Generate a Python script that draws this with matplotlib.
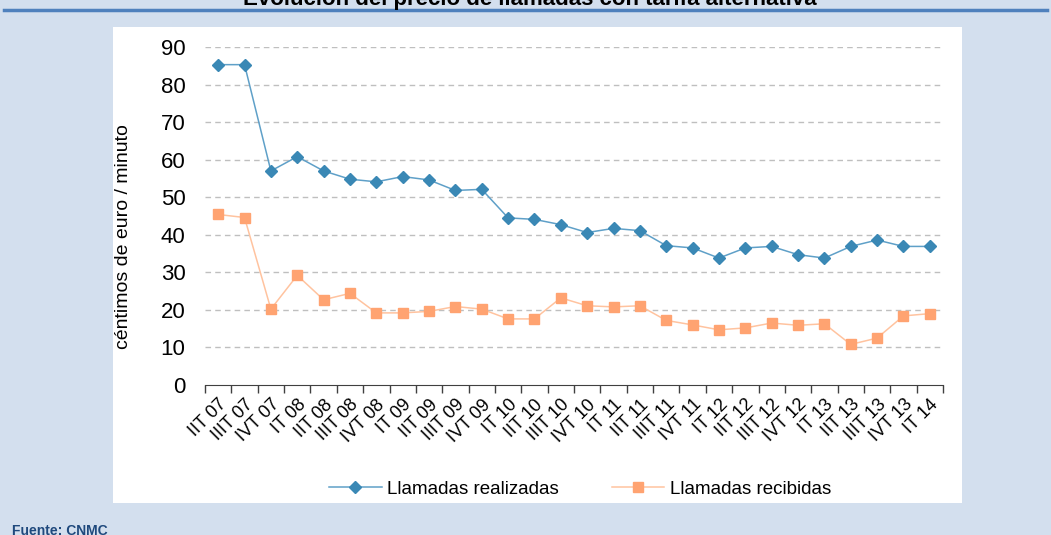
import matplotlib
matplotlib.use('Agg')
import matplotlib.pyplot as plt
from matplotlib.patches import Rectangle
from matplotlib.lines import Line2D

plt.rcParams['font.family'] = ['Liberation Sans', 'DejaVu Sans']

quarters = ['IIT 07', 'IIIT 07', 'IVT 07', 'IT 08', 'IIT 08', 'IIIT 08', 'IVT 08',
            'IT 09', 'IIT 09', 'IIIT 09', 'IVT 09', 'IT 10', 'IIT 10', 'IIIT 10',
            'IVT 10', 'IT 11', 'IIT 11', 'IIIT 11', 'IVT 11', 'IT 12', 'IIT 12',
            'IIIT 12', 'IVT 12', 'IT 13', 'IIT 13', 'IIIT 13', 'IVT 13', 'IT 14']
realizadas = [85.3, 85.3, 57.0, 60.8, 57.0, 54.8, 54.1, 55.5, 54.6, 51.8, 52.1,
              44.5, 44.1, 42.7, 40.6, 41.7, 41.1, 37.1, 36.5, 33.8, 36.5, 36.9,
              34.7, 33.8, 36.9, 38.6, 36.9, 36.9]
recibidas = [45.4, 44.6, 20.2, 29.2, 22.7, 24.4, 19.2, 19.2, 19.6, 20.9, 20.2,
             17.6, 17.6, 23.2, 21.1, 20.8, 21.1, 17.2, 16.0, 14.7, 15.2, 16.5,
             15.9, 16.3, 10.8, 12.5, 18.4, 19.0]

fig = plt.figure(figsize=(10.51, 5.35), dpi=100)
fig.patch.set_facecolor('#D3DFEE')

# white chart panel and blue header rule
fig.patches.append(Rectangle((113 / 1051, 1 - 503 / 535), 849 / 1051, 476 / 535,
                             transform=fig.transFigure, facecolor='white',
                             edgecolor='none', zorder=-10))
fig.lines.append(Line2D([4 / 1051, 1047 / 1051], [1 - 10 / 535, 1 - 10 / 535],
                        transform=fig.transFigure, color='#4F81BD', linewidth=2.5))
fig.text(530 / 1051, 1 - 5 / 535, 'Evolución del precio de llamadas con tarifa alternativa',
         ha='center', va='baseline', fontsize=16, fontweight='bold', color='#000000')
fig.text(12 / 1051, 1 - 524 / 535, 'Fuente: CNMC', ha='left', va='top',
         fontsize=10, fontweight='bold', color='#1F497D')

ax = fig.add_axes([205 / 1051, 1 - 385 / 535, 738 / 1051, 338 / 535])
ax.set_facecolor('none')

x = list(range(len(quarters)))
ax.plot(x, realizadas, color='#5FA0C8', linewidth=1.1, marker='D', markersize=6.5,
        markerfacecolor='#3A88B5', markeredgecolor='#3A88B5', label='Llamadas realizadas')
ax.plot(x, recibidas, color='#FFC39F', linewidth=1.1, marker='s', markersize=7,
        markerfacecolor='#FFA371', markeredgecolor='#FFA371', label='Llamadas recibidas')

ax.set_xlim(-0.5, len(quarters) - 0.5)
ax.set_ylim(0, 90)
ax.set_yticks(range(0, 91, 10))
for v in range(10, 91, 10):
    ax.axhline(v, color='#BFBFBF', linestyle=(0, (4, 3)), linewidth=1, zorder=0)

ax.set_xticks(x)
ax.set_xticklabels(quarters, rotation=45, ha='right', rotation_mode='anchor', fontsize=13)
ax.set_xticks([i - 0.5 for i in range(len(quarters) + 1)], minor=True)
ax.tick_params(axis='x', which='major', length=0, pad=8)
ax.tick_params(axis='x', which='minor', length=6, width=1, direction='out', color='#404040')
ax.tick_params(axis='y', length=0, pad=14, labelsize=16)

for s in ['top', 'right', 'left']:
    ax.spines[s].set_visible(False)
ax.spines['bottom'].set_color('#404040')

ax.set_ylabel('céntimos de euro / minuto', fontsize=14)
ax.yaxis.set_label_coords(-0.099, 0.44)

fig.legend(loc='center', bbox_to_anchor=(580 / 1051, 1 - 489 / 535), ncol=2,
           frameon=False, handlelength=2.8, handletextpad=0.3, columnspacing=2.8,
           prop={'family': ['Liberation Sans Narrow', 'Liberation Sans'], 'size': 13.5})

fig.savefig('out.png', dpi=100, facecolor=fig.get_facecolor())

• INSTRUCTIONS FOR THE TASK: Keep the pictures out of the copy and write out the data exactly as it stands.

• WORKED ANSWER:
Generate a Python script that draws this with matplotlib.
import matplotlib
matplotlib.use('Agg')
import matplotlib.pyplot as plt
from matplotlib.patches import Rectangle
from matplotlib.lines import Line2D

plt.rcParams['font.family'] = ['Liberation Sans', 'DejaVu Sans']

quarters = ['IIT 07', 'IIIT 07', 'IVT 07', 'IT 08', 'IIT 08', 'IIIT 08', 'IVT 08',
            'IT 09', 'IIT 09', 'IIIT 09', 'IVT 09', 'IT 10', 'IIT 10', 'IIIT 10',
            'IVT 10', 'IT 11', 'IIT 11', 'IIIT 11', 'IVT 11', 'IT 12', 'IIT 12',
            'IIIT 12', 'IVT 12', 'IT 13', 'IIT 13', 'IIIT 13', 'IVT 13', 'IT 14']
realizadas = [85.3, 85.3, 57.0, 60.8, 57.0, 54.8, 54.1, 55.5, 54.6, 51.8, 52.1,
              44.5, 44.1, 42.7, 40.6, 41.7, 41.1, 37.1, 36.5, 33.8, 36.5, 36.9,
              34.7, 33.8, 36.9, 38.6, 36.9, 36.9]
recibidas = [45.4, 44.6, 20.2, 29.2, 22.7, 24.4, 19.2, 19.2, 19.6, 20.9, 20.2,
             17.6, 17.6, 23.2, 21.1, 20.8, 21.1, 17.2, 16.0, 14.7, 15.2, 16.5,
             15.9, 16.3, 10.8, 12.5, 18.4, 19.0]

fig = plt.figure(figsize=(10.51, 5.35), dpi=100)
fig.patch.set_facecolor('#D3DFEE')

# white chart panel and blue header rule
fig.patches.append(Rectangle((113 / 1051, 1 - 503 / 535), 849 / 1051, 476 / 535,
                             transform=fig.transFigure, facecolor='white',
                             edgecolor='none', zorder=-10))
fig.lines.append(Line2D([4 / 1051, 1047 / 1051], [1 - 10 / 535, 1 - 10 / 535],
                        transform=fig.transFigure, color='#4F81BD', linewidth=2.5))
fig.text(530 / 1051, 1 - 5 / 535, 'Evolución del precio de llamadas con tarifa alternativa',
         ha='center', va='baseline', fontsize=16, fontweight='bold', color='#000000')
fig.text(12 / 1051, 1 - 524 / 535, 'Fuente: CNMC', ha='left', va='top',
         fontsize=10, fontweight='bold', color='#1F497D')

ax = fig.add_axes([205 / 1051, 1 - 385 / 535, 738 / 1051, 338 / 535])
ax.set_facecolor('none')

x = list(range(len(quarters)))
ax.plot(x, realizadas, color='#5FA0C8', linewidth=1.1, marker='D', markersize=6.5,
        markerfacecolor='#3A88B5', markeredgecolor='#3A88B5', label='Llamadas realizadas')
ax.plot(x, recibidas, color='#FFC39F', linewidth=1.1, marker='s', markersize=7,
        markerfacecolor='#FFA371', markeredgecolor='#FFA371', label='Llamadas recibidas')

ax.set_xlim(-0.5, len(quarters) - 0.5)
ax.set_ylim(0, 90)
ax.set_yticks(range(0, 91, 10))
for v in range(10, 91, 10):
    ax.axhline(v, color='#BFBFBF', linestyle=(0, (4, 3)), linewidth=1, zorder=0)

ax.set_xticks(x)
ax.set_xticklabels(quarters, rotation=45, ha='right', rotation_mode='anchor', fontsize=13)
ax.set_xticks([i - 0.5 for i in range(len(quarters) + 1)], minor=True)
ax.tick_params(axis='x', which='major', length=0, pad=8)
ax.tick_params(axis='x', which='minor', length=6, width=1, direction='out', color='#404040')
ax.tick_params(axis='y', length=0, pad=14, labelsize=16)

for s in ['top', 'right', 'left']:
    ax.spines[s].set_visible(False)
ax.spines['bottom'].set_color('#404040')

ax.set_ylabel('céntimos de euro / minuto', fontsize=14)
ax.yaxis.set_label_coords(-0.099, 0.44)

fig.legend(loc='center', bbox_to_anchor=(580 / 1051, 1 - 489 / 535), ncol=2,
           frameon=False, handlelength=2.8, handletextpad=0.3, columnspacing=2.8,
           prop={'family': ['Liberation Sans Narrow', 'Liberation Sans'], 'size': 13.5})

fig.savefig('out.png', dpi=100, facecolor=fig.get_facecolor())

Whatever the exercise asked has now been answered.